Ensuite, dit-elle, la mer
méditerranéenne est entourée de pays aux réalités socio-économiques contrastées
et constitue donc un bon modèle pour étudier et ensuite façonner une grande
variété de actions liées à la fois aux déchets plastiques et aux microplastiques. Selon ce rapport, une meilleure gestion
des déchets dans les 100 villes les plus polluantes pourrait réduire le rejet
de plastique dans la Méditerranée de 50 000 tonnes par an.
L’interdiction notamment de
certains produits tels que les sacs en plastique permettrait d’éviter le rejet
de 50 000 autres tonnes de déchets. «Les gouvernements, le secteur privé, les
instituts de recherche, (..) les industries et (les)
consommateurs doivent travailler ensemble pour repenser les processus et les
chaînes d’approvisionnement, investir dans l’innovation et adopter des modes de
consommation durables et des pratiques améliorées de gestion des déchets pour
stopper le flux de contamination plastique», a insisté Antonio Troya, directeur du Centre de coopération pour la
Méditerranée de l’UICN. Minna Epps appelle aussi à
faire «face efficacement à la croissance accélérée des déchets en plastiques,
une approche systémique pour résoudre le problème est nécessaire», surtout,
ajoute-t-elle, que l’objectif principal de ce rapport est de combler les
lacunes dans les connaissances et contribuer au déclenchement de la prévention
et des actions correctives dans les pays limitrophes du bassin méditerranéen.

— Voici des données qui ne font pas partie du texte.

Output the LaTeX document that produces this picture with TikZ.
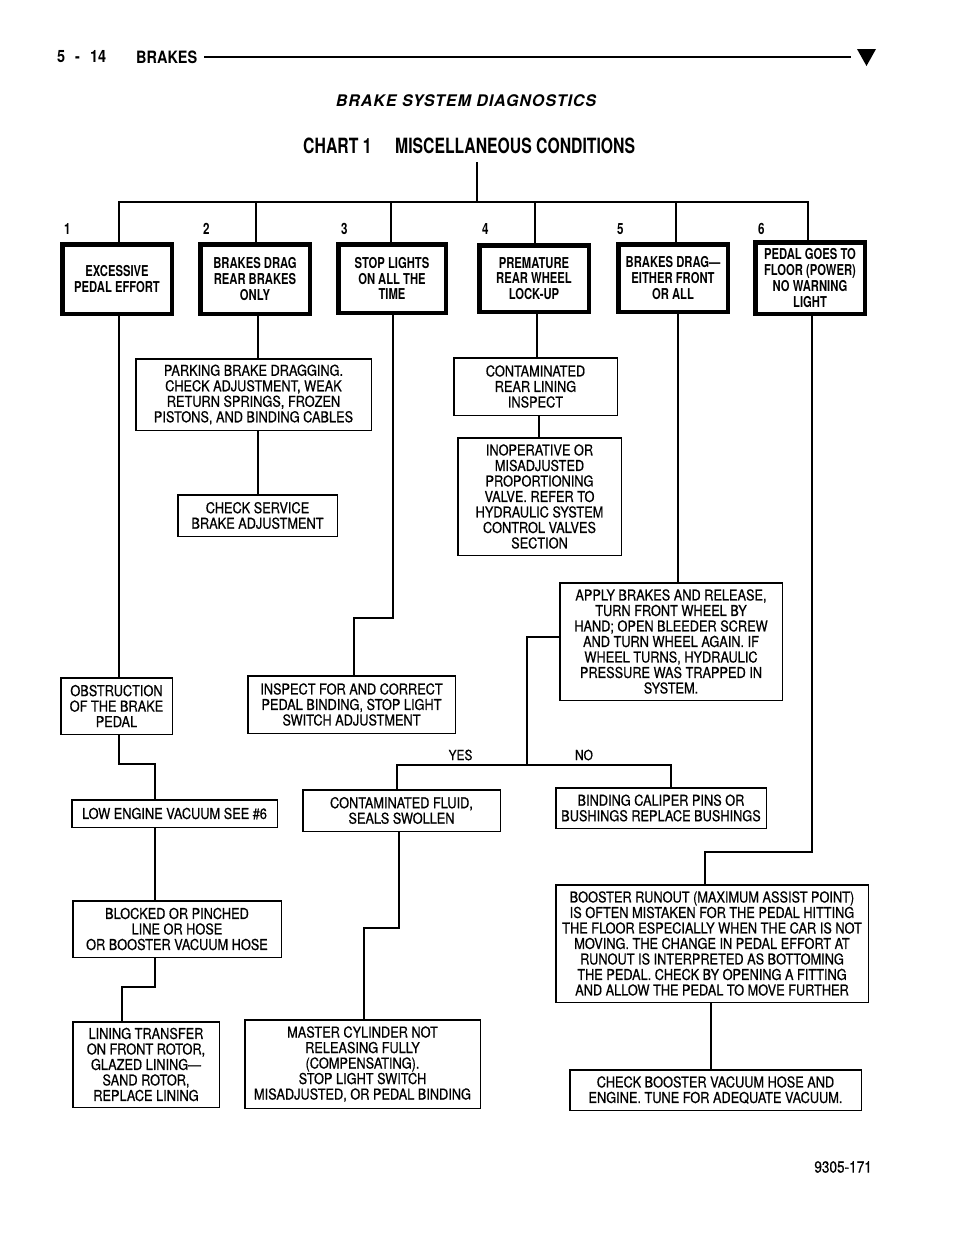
\documentclass[tikz,border=0pt]{standalone}
\usepackage{fontspec}
\setmainfont{TeX Gyre Heros}
\newfontfamily\condfont{TeX Gyre Heros}[FakeStretch=0.85,FakeBold=0.6]
\newfontfamily\bcond{TeX Gyre Heros}[FakeStretch=0.75]
\newfontfamily\hdfont{TeX Gyre Heros}[FakeStretch=0.85]
\newfontfamily\trackfont{TeX Gyre Heros}[LetterSpace=6]
\begin{document}
\begin{tikzpicture}[x=1pt,y=-1pt,
  thickbox/.style={draw, line width=4.5pt, inner sep=0pt, align=center,
    font=\bcond\bfseries\fontsize{15}{15.7}\selectfont},
  thinbox/.style={draw, line width=1.5pt, inner sep=0pt, align=center,
    font=\condfont\fontsize{15}{15.5}\selectfont},
  wire/.style={line width=1.4pt},
  numlbl/.style={anchor=west, inner sep=0pt, font=\bcond\bfseries\fontsize{15.5}{15.5}\selectfont},
  plainlbl/.style={inner sep=0pt, font=\condfont\fontsize{14}{14}\selectfont},
  hdtext/.style={anchor=west, inner sep=0pt, font=\hdfont\bfseries\fontsize{17}{17}\selectfont}]
\useasboundingbox (0,0) rectangle (960,1242);

% header
\node[hdtext] (pg) at (57,57) {5\hspace{10pt}-\hspace{10pt}14};
\node[hdtext] (brk) at (136,57) {BRAKES};
\coordinate (hlA) at (204,57);
\coordinate (hlB) at (851,57);
\draw[line width=2.4pt] (hlA) -- (hlB);
\coordinate (triA) at (857,49);
\coordinate (triB) at (876,49);
\coordinate (triC) at (866.5,66);
\fill (triA) -- (triB) -- (triC) -- cycle;

\node[inner sep=0pt, font=\trackfont\bfseries\itshape\fontsize{16}{16}\selectfont] (bsd) at (466,101) {BRAKE SYSTEM DIAGNOSTICS};
\node[anchor=west, inner sep=0pt, font=\bcond\bfseries\fontsize{21}{21}\selectfont] (chart) at (303,146) {CHART 1};
\node[anchor=west, inner sep=0pt, font=\bcond\bfseries\fontsize{21}{21}\selectfont] (misc) at (395,146) {MISCELLANEOUS CONDITIONS};

% numbers
\node[numlbl] (n1) at (64,229) {1};
\node[numlbl] (n2) at (203,229) {2};
\node[numlbl] (n3) at (341,229) {3};
\node[numlbl] (n4) at (482,229) {4};
\node[numlbl] (n5) at (617,229) {5};
\node[numlbl] (n6) at (758,229) {6};

% top boxes
\node[thickbox, minimum width=109.5, minimum height=69.5] (b1) at (117,279) {EXCESSIVE\\PEDAL EFFORT};
\node[thickbox, minimum width=109.5, minimum height=69.5] (b2) at (255,279) {BRAKES DRAG\\REAR BRAKES\\ONLY};
\node[thickbox, minimum width=107.5, minimum height=68.5] (b3) at (392,278.5) {STOP LIGHTS\\ON ALL THE\\TIME};
\node[thickbox, minimum width=109.5, minimum height=66.5] (b4) at (534,278.5) {PREMATURE\\REAR WHEEL\\LOCK-UP};
\node[thickbox, minimum width=109.5, minimum height=67.5] (b5) at (673,278) {BRAKES DRAG—\\EITHER FRONT\\OR ALL};
\node[thickbox, minimum width=109.5, minimum height=71.5] (b6) at (810,278) {PEDAL GOES TO\\FLOOR (POWER)\\NO WARNING\\LIGHT};

% thin boxes
\node[thinbox, minimum width=235.5, minimum height=71.5] (park) at (253.5,394.5) {PARKING BRAKE DRAGGING.\\CHECK ADJUSTMENT, WEAK\\RETURN SPRINGS, FROZEN\\PISTONS, AND BINDING CABLES};
\node[thinbox, minimum width=159.5, minimum height=41.5] (cserv) at (257.5,515.5) {CHECK SERVICE\\BRAKE ADJUSTMENT};
\node[thinbox, minimum width=163.5, minimum height=57.5] (cont) at (535.5,386.5) {CONTAMINATED\\REAR LINING\\INSPECT};
\node[thinbox, minimum width=163.5, minimum height=117.5] (inop) at (539.5,496.5) {INOPERATIVE OR\\MISADJUSTED\\PROPORTIONING\\VALVE. REFER TO\\HYDRAULIC SYSTEM\\CONTROL VALVES\\SECTION};
\node[thinbox, minimum width=222.5, minimum height=117.5] (apply) at (671,641.5) {APPLY BRAKES AND RELEASE,\\TURN FRONT WHEEL BY\\HAND; OPEN BLEEDER SCREW\\AND TURN WHEEL AGAIN. IF\\WHEEL TURNS, HYDRAULIC\\PRESSURE WAS TRAPPED IN\\SYSTEM.};
\node[thinbox, minimum width=111.5, minimum height=56.5] (obst) at (116.5,706) {OBSTRUCTION\\OF THE BRAKE\\PEDAL};
\node[thinbox, minimum width=207.5, minimum height=57.5] (insp) at (351.5,704.5) {INSPECT FOR AND CORRECT\\PEDAL BINDING, STOP LIGHT\\SWITCH ADJUSTMENT};
\node[thinbox, minimum width=205.5, minimum height=27.5] (low) at (174.5,813.5) {LOW ENGINE VACUUM SEE \#6};
\node[thinbox, minimum width=208.5, minimum height=56.5] (block) at (177,929) {BLOCKED OR PINCHED\\LINE OR HOSE\\OR BOOSTER VACUUM HOSE};
\node[thinbox, minimum width=146.5, minimum height=85.5] (lining) at (146,1064.5) {LINING TRANSFER\\ON FRONT ROTOR,\\GLAZED LINING—\\SAND ROTOR,\\REPLACE LINING};
\node[thinbox, minimum width=197.5, minimum height=41.5] (cfluid) at (401.5,810.5) {CONTAMINATED FLUID,\\SEALS SWOLLEN};
\node[thinbox, minimum width=235.5, minimum height=88.5] (master) at (362.5,1064) {MASTER CYLINDER NOT\\RELEASING FULLY\\(COMPENSATING).\\STOP LIGHT SWITCH\\MISADJUSTED, OR PEDAL BINDING};
\node[thinbox, minimum width=210.5, minimum height=40.5] (bind) at (661,808) {BINDING CALIPER PINS OR\\BUSHINGS REPLACE BUSHINGS};
\node[thinbox, minimum width=312.5, minimum height=117.5] (boost) at (712,943.5) {BOOSTER RUNOUT (MAXIMUM ASSIST POINT)\\IS OFTEN MISTAKEN FOR THE PEDAL HITTING\\THE FLOOR ESPECIALLY WHEN THE CAR IS NOT\\MOVING. THE CHANGE IN PEDAL EFFORT AT\\RUNOUT IS INTERPRETED AS BOTTOMING\\THE PEDAL. CHECK BY OPENING A FITTING\\AND ALLOW THE PEDAL TO MOVE FURTHER};
\node[thinbox, minimum width=291.5, minimum height=40.5] (chkb) at (715.5,1090) {CHECK BOOSTER VACUUM HOSE AND\\ENGINE. TUNE FOR ADEQUATE VACUUM.};

% labels
\node[plainlbl] (yes) at (460.5,755) {YES};
\node[plainlbl] (no) at (584,755) {NO};
\node[inner sep=0pt, anchor=east, font=\condfont\fontsize{16}{16}\selectfont] (fig) at (872,1167) {9305-171};

% connectors: title and bus
\coordinate (ttop) at (477,162);
\coordinate (tbus) at (477,202);
\coordinate (d1) at (119,202);
\coordinate (d2) at (256,202);
\coordinate (d3) at (391,202);
\coordinate (d4) at (535,202);
\coordinate (d5) at (676,202);
\coordinate (d6) at (808,202);
\draw[wire] (ttop) -- (tbus);
\draw[wire] (b1.north -| d1) -- (d1) -- (d6) -- (b6.north -| d6);
\draw[wire] (d2) -- (b2.north -| d2);
\draw[wire] (d3) -- (b3.north -| d3);
\draw[wire] (d4) -- (b4.north -| d4);
\draw[wire] (d5) -- (b5.north -| d5);

% column 1
\coordinate (k1a) at (119,764);
\coordinate (k1b) at (155,764);
\draw[wire] (b1.south -| k1a) -- (obst.north -| k1a);
\draw[wire] (obst.south -| k1a) -- (k1a) -- (k1b) -- (low.north -| k1b);
\draw[wire] (low.south -| k1b) -- (block.north -| k1b);
\coordinate (k9a) at (155,987);
\coordinate (k9b) at (122,987);
\draw[wire] (block.south -| k9a) -- (k9a) -- (k9b) -- (lining.north -| k9b);

% column 2
\coordinate (c2) at (258,400);
\draw[wire] (b2.south -| c2) -- (park.north -| c2);
\draw[wire] (park.south -| c2) -- (cserv.north -| c2);

% column 3
\coordinate (k3a) at (393,618);
\coordinate (k3b) at (354,618);
\draw[wire] (b3.south -| k3a) -- (k3a) -- (k3b) -- (insp.north -| k3b);

% column 4
\coordinate (c4) at (537,330);
\coordinate (c4b) at (539,420);
\draw[wire] (b4.south -| c4) -- (cont.north -| c4);
\draw[wire] (cont.south -| c4b) -- (inop.north -| c4b);

% column 5
\coordinate (c5) at (678,450);
\draw[wire] (b5.south -| c5) -- (apply.north -| c5);
\coordinate (aw) at (527,637);
\coordinate (yn) at (527,765);
\coordinate (ynL) at (397,765);
\coordinate (ynR) at (671,765);
\draw[wire] (apply.west |- aw) -- (aw) -- (yn);
\draw[wire] (cfluid.north -| ynL) -- (ynL) -- (ynR) -- (bind.north -| ynR);
\coordinate (k7a) at (399,928);
\coordinate (k7b) at (364,928);
\draw[wire] (cfluid.south -| k7a) -- (k7a) -- (k7b) -- (master.north -| k7b);

% column 6
\coordinate (k6a) at (812,852);
\coordinate (k6b) at (705,852);
\draw[wire] (b6.south -| k6a) -- (k6a) -- (k6b) -- (boost.north -| k6b);
\coordinate (c8) at (711,1030);
\draw[wire] (boost.south -| c8) -- (chkb.north -| c8);
\end{tikzpicture}
\end{document}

Le rapport évoque aussi la crise migratoire, où des réfugiées par mer peuvent
être une des causes de cette pollution, comme par exemple des embarcations
abandonnées.
A préciser aussi que le
rapport a inclus le bassin méditerranéen, y compris les pays et bassins
versants.
A lire : La dernière étude en date à
propos de la pollution des côtes algériennes est celle menée par l’Agence
nationale des déchets (AND). Elle est toujours en cours, même si un rapport
préliminaire a été déjà exploité. (lire dossier publié sur El Watan le 3 septembre 2020 ( https://www.elwatan.com/pages-hebdo/magazine/land-devoile-son-etude-sur-les-dechets-marins-le-plastique-est-le-dechet-le-plus-present-et-le-plus-menacant-03-09-2020
) : Le plastique est le déchet le plus présent et le plus menaçant). En
résumé, ce rapport de surveillance et d’évaluation de la pollution du milieu
marin par les déchets solides, dont la première campagne a été menée en octobre
2019 sur 6 plages du littoral, soit deux plages pour chacune de ces wilayas : Aïn Témouchent, Tipasa et Jijel,
a démontré encore une fois que le plastique demeure le déchet le plus présent
et le plus menaçant pour la mer. Les déchets en plastique viennent en tête de
liste de l’ensemble des déchets retrouvés au niveau de ces 6 plages pilotes
représentant les trois régions du pays : l’Est, l’Ouest et le Centre, et ce,
pour la seule campagne de nettoyage.